From the Miami Herald:
TALLAHASSEE, Fla. – The Florida Supreme Court will be asked to take another look at how judges should determine if a death row inmate is mentally disabled.
The issue divided the high court this week in a 4-2 opinion upholding Freddie Lee Hall’s death sentence for murdering Karol Hurst, a 21-year-old, pregnant woman who was abducted leaving a Leesburg grocery store in 1978. A co-defendant is serving a life sentence.
Defense lawyer Eric Pinkard, who works for a state office that represents death row inmates, said Friday that he will ask for a rehearing and if that fails may take the case to the U.S. Supreme Court.

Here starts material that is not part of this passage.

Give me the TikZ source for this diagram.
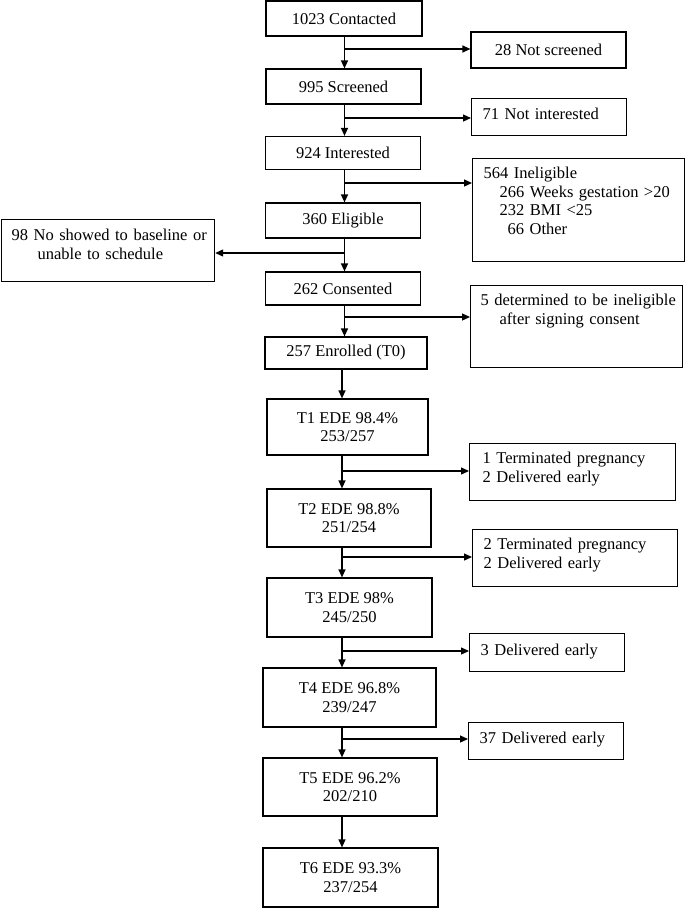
\documentclass[tikz,border=0pt]{standalone}
\usepackage{fontspec}
\setmainfont{Liberation Serif}
\usetikzlibrary{arrows.meta}
\begin{document}
\begin{tikzpicture}[x=1pt, y=-1pt, line width=1.2pt, >={Triangle[length=8pt,width=7pt]},
  font=\fontsize{16.5}{18.6}\selectfont,
  box/.style={draw, align=center, inner sep=0pt},
  side/.style={draw, anchor=north west, align=left, inner ysep=8pt}]
\useasboundingbox (0,0) rectangle (685,908);
% main column
\node[box, minimum width=156pt, minimum height=35pt] (contact) at (344,18.5) {1023 Contacted};
\node[box, minimum width=155pt, minimum height=35pt] (screen) at (343.5,86.5) {995 Screened};
\node[box, minimum width=155pt, minimum height=33pt] (interest) at (343,153) {924 Interested};
\node[box, minimum width=155pt, minimum height=35pt] (elig) at (343,220.5) {360 Eligible};
\node[box, minimum width=155pt, minimum height=33pt] (consent) at (343,288.5) {262 Consented};
\node[box, minimum width=162pt, minimum height=32pt] (enrol) at (346,353) {257 Enrolled (T0)};
\node[box, minimum width=161pt, minimum height=56pt] (t1) at (347.5,427) {T1 EDE 98.4\%\\253/257};
\node[box, minimum width=164pt, minimum height=58pt] (t2) at (349,518) {T2 EDE 98.8\%\\251/254};
\node[box, minimum width=165pt, minimum height=59pt] (t3) at (349.5,607.5) {T3 EDE 98\%\\245/250};
\node[box, minimum width=173pt, minimum height=59pt] (t4) at (349.5,697.5) {T4 EDE 96.8\%\\239/247};
\node[box, minimum width=174pt, minimum height=58pt] (t5) at (350,787) {T5 EDE 96.2\%\\202/210};
\node[box, minimum width=175pt, minimum height=59pt] (t6) at (350.5,877.5) {T6 EDE 93.3\%\\237/254};
% side boxes
\node[box, minimum width=155pt, minimum height=36pt] (notscr) at (548.5,50) {28 Not screened};
\node[side, inner xsep=11pt, text width=133pt, text height=13pt, text depth=8pt] (notint) at (471,98) {71 Not interested};
\node[side, inner xsep=11pt, text width=190pt, text height=12pt, text depth=75pt] (inel) at (472,158)
  {564 Ineligible\\\hspace*{16pt}266 Weeks gestation >20\\\hspace*{16pt}232 BMI <25\\\hspace*{24pt}66 Other};
\node[side, inner xsep=3pt, text width=207pt, text height=13pt, text depth=33pt] (noshow) at (1,219)
  {\hspace*{7pt}98 No showed to baseline or\\\hspace*{33pt}unable to schedule};
\node[side, inner xsep=3pt, text width=206pt, text height=12pt, text depth=54pt] (inel5) at (470,285)
  {\hspace*{7pt}5 determined to be ineligible\\\hspace*{26pt}after signing consent};
\node[side, inner xsep=13pt, text width=180pt, text height=12pt, text depth=29pt] (term1) at (469,443)
  {1 Terminated pregnancy\\2 Delivered early};
\node[side, inner xsep=11pt, text width=183pt, text height=12pt, text depth=29pt] (term2) at (472,529)
  {2 Terminated pregnancy\\2 Delivered early};
\node[side, inner xsep=11pt, text width=133pt, text height=14pt, text depth=8pt] (del3) at (469,633) {3 Delivered early};
\node[side, inner xsep=11pt, text width=133pt, text height=13pt, text depth=8pt] (del37) at (468,722) {37 Delivered early};
% spines and branch points
\path (344.5,0) coordinate (upx) (342,0) coordinate (lowx)
  (344.5,49) coordinate (b1) (344.5,118) coordinate (b2) (344,183) coordinate (b3)
  (344,253) coordinate (b4) (344,317) coordinate (b5) (342,471) coordinate (b6)
  (342,557) coordinate (b7) (342,651) coordinate (b8) (341,739) coordinate (b9);
\foreach \a/\b in {contact/screen,screen/interest,interest/elig,elig/consent,consent/enrol}
  \draw[->] (\a.south -| upx) -- (\b.north -| upx);
\foreach \a/\b in {enrol/t1,t1/t2,t2/t3,t3/t4,t4/t5,t5/t6}
  \draw[->] (\a.south -| lowx) -- (\b.north -| lowx);
\foreach \p/\q in {b1/notscr,b2/notint,b3/inel,b5/inel5,b6/term1,b7/term2,b8/del3,b9/del37}
  \draw[->] (\p) -- (\p -| \q.west);
\draw[->] (b4) -- (b4 -| noshow.east);
\end{tikzpicture}
\end{document}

“That is one of our options,” Pinkard said. “There are many cases where the issue is in play.”
The federal high court has prohibited the execution of mentally disabled inmates as unconstitutional cruel and unusual punishment, but it has allowed states to determine what constitutes mental disability.
The majority of Florida justices ruled Thursday in Hall’s case that they are bound by precedent set in earlier decisions prohibiting anyone with an IQ of 70 or higher from being declared mentally disabled, regardless of other evidence to the contrary.
The Florida Supreme Court in 1989 vacated Hall’s original death penalty and ordered a new sentencing hearing. A judge then resentenced Hall to death but declared he was mentally disabled. That, however, was before the U.S. Supreme Court had ruled mentally disabled inmates could not be executed and before Florida passed a law setting the IQ limit.
When Hall later filed another appeal, the same judge ruled he was not mentally disabled because his scores on three IQ test ranged from 71 to 80.
Justice Barbara Pariente sided with the majority in upholding that decision, but she wrote a concurring opinion saying there’s no clear national consensus on how to determine mental disability and noting most states do not set a limit based on IQ test scores.
“It is certainly of concern that in some states Hall would be mentally (disabled) by those states’ definitions, while in others, like Florida, the bright-line cutoff requires a contrary finding,” Pariente wrote.
She added that in the future the U.S. Supreme Court may determine such a cutoff is unconstitutional or the Legislature may change the law. Until then, though, the Florida law must be followed, she concluded.
Justices Jorge Labarga and James Perry dissented. Justice Peggy Quince did not participate in the case.
Labarga wrote that he believes the law is unconstitutional, but he also urged the Legislature to re-examine it.
Perry noted that Hall’s teachers repeatedly described him as mentally disabled and in two prior rulings the Supreme Court noted that testimony reflected Hall had an IQ of 60 and suffered from organic brain damage.
“Hall is a poster child for mental (disability) claims,” Perry wrote.
The state law also permits the execution of inmates with IQs below 70 if other evidence indicates they are not mentally disabled.
As a result, the Supreme Court has upheld death sentences of inmates with lower scores because in one case the condemned man was able to obtain a GED diploma and live independently and in another the prisoner could copy letters written by others, sign his own name and work as a cook, garbage collector and dish washer. In a third case, less credibility was given to an expert who testified that an inmate had an IQ of 69 than those who said he had scored higher.
“If the proscription against executing the mentally (disabled) is to mean anything, it cannot be wielded as this double-edged sword,” Perry wrote.